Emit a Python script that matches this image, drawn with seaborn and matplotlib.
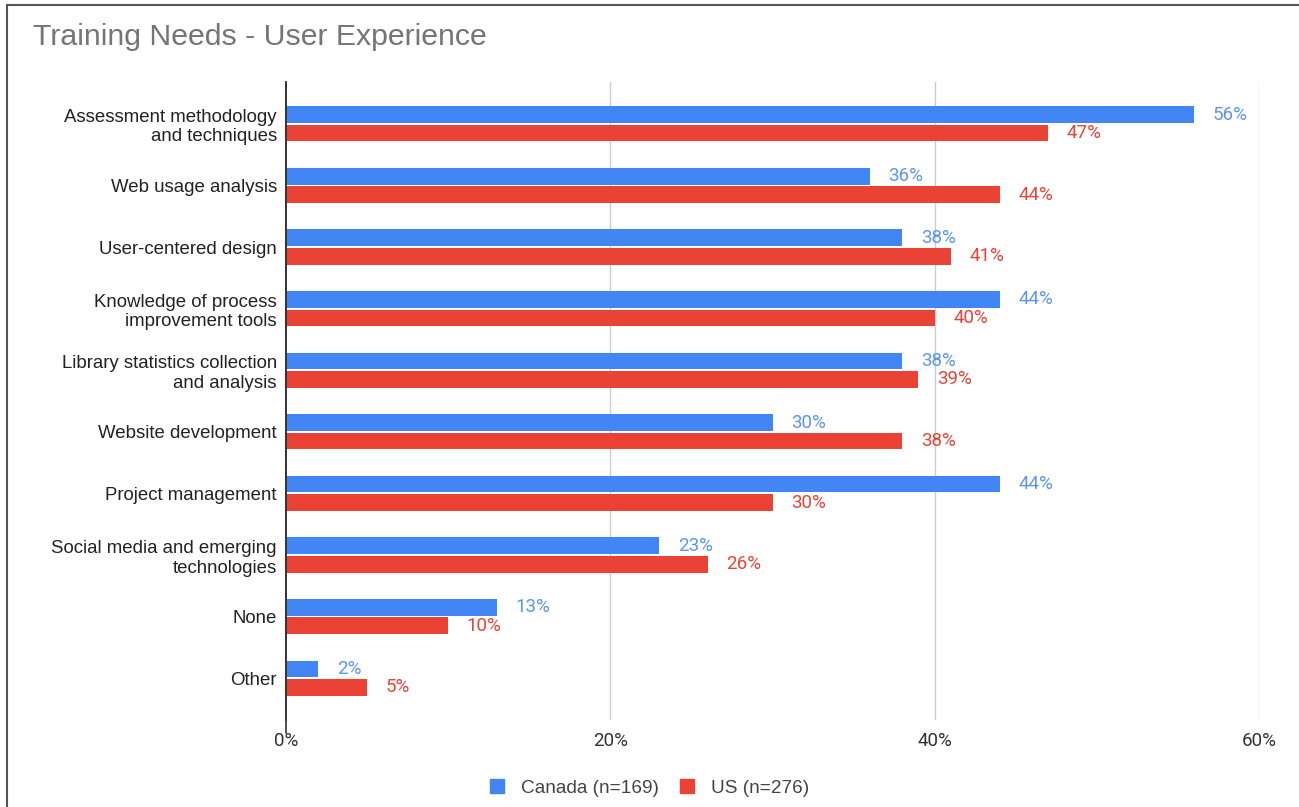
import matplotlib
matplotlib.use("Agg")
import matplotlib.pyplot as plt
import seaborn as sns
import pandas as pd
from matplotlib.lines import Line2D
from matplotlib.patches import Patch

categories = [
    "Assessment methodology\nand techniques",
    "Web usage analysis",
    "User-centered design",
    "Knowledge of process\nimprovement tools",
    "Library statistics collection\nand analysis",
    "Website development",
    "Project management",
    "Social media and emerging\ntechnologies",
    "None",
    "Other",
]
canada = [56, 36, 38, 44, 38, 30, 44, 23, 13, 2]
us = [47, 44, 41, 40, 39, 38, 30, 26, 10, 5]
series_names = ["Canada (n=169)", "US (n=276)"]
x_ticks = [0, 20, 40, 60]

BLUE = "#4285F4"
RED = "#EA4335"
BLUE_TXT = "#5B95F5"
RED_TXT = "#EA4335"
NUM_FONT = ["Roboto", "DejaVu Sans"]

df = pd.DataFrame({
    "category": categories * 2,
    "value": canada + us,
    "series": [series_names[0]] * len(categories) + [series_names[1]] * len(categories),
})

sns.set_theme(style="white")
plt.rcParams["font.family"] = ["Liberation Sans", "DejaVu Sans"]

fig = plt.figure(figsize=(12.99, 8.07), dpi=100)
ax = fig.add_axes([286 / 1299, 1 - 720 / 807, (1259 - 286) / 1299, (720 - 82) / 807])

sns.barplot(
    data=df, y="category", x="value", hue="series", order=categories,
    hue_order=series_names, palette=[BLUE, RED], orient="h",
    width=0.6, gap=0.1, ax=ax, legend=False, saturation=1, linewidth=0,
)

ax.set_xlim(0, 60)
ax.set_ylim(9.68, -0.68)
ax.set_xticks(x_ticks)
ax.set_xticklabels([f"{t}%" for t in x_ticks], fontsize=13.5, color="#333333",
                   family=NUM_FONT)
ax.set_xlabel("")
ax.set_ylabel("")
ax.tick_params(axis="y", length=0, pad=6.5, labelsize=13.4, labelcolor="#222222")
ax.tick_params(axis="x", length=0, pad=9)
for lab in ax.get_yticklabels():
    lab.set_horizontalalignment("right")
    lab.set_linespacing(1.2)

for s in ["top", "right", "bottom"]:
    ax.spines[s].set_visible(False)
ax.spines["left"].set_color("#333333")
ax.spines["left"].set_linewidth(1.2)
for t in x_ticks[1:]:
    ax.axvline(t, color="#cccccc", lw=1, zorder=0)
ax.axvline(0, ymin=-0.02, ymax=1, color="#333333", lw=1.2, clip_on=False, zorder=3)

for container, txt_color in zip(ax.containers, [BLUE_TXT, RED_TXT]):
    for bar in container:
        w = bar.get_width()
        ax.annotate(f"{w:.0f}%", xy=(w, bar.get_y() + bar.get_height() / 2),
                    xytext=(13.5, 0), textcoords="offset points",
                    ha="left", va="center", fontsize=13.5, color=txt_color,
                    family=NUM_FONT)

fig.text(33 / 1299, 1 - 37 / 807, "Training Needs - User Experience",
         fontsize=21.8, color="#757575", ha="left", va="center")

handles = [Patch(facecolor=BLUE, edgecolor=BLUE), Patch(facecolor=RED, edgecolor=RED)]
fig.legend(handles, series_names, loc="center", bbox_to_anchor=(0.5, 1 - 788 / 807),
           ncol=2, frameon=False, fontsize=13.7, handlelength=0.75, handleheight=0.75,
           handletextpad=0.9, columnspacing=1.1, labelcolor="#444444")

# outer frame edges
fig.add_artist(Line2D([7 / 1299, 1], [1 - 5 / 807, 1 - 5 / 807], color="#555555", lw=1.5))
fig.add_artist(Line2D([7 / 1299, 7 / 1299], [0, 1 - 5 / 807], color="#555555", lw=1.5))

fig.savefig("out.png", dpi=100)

**Instruction**
Quote in full the listing given above; the images are to be left out.

**Written response**
Emit a Python script that matches this image, drawn with seaborn and matplotlib.
import matplotlib
matplotlib.use("Agg")
import matplotlib.pyplot as plt
import seaborn as sns
import pandas as pd
from matplotlib.lines import Line2D
from matplotlib.patches import Patch

categories = [
    "Assessment methodology\nand techniques",
    "Web usage analysis",
    "User-centered design",
    "Knowledge of process\nimprovement tools",
    "Library statistics collection\nand analysis",
    "Website development",
    "Project management",
    "Social media and emerging\ntechnologies",
    "None",
    "Other",
]
canada = [56, 36, 38, 44, 38, 30, 44, 23, 13, 2]
us = [47, 44, 41, 40, 39, 38, 30, 26, 10, 5]
series_names = ["Canada (n=169)", "US (n=276)"]
x_ticks = [0, 20, 40, 60]

BLUE = "#4285F4"
RED = "#EA4335"
BLUE_TXT = "#5B95F5"
RED_TXT = "#EA4335"
NUM_FONT = ["Roboto", "DejaVu Sans"]

df = pd.DataFrame({
    "category": categories * 2,
    "value": canada + us,
    "series": [series_names[0]] * len(categories) + [series_names[1]] * len(categories),
})

sns.set_theme(style="white")
plt.rcParams["font.family"] = ["Liberation Sans", "DejaVu Sans"]

fig = plt.figure(figsize=(12.99, 8.07), dpi=100)
ax = fig.add_axes([286 / 1299, 1 - 720 / 807, (1259 - 286) / 1299, (720 - 82) / 807])

sns.barplot(
    data=df, y="category", x="value", hue="series", order=categories,
    hue_order=series_names, palette=[BLUE, RED], orient="h",
    width=0.6, gap=0.1, ax=ax, legend=False, saturation=1, linewidth=0,
)

ax.set_xlim(0, 60)
ax.set_ylim(9.68, -0.68)
ax.set_xticks(x_ticks)
ax.set_xticklabels([f"{t}%" for t in x_ticks], fontsize=13.5, color="#333333",
                   family=NUM_FONT)
ax.set_xlabel("")
ax.set_ylabel("")
ax.tick_params(axis="y", length=0, pad=6.5, labelsize=13.4, labelcolor="#222222")
ax.tick_params(axis="x", length=0, pad=9)
for lab in ax.get_yticklabels():
    lab.set_horizontalalignment("right")
    lab.set_linespacing(1.2)

for s in ["top", "right", "bottom"]:
    ax.spines[s].set_visible(False)
ax.spines["left"].set_color("#333333")
ax.spines["left"].set_linewidth(1.2)
for t in x_ticks[1:]:
    ax.axvline(t, color="#cccccc", lw=1, zorder=0)
ax.axvline(0, ymin=-0.02, ymax=1, color="#333333", lw=1.2, clip_on=False, zorder=3)

for container, txt_color in zip(ax.containers, [BLUE_TXT, RED_TXT]):
    for bar in container:
        w = bar.get_width()
        ax.annotate(f"{w:.0f}%", xy=(w, bar.get_y() + bar.get_height() / 2),
                    xytext=(13.5, 0), textcoords="offset points",
                    ha="left", va="center", fontsize=13.5, color=txt_color,
                    family=NUM_FONT)

fig.text(33 / 1299, 1 - 37 / 807, "Training Needs - User Experience",
         fontsize=21.8, color="#757575", ha="left", va="center")

handles = [Patch(facecolor=BLUE, edgecolor=BLUE), Patch(facecolor=RED, edgecolor=RED)]
fig.legend(handles, series_names, loc="center", bbox_to_anchor=(0.5, 1 - 788 / 807),
           ncol=2, frameon=False, fontsize=13.7, handlelength=0.75, handleheight=0.75,
           handletextpad=0.9, columnspacing=1.1, labelcolor="#444444")

# outer frame edges
fig.add_artist(Line2D([7 / 1299, 1], [1 - 5 / 807, 1 - 5 / 807], color="#555555", lw=1.5))
fig.add_artist(Line2D([7 / 1299, 7 / 1299], [0, 1 - 5 / 807], color="#555555", lw=1.5))

fig.savefig("out.png", dpi=100)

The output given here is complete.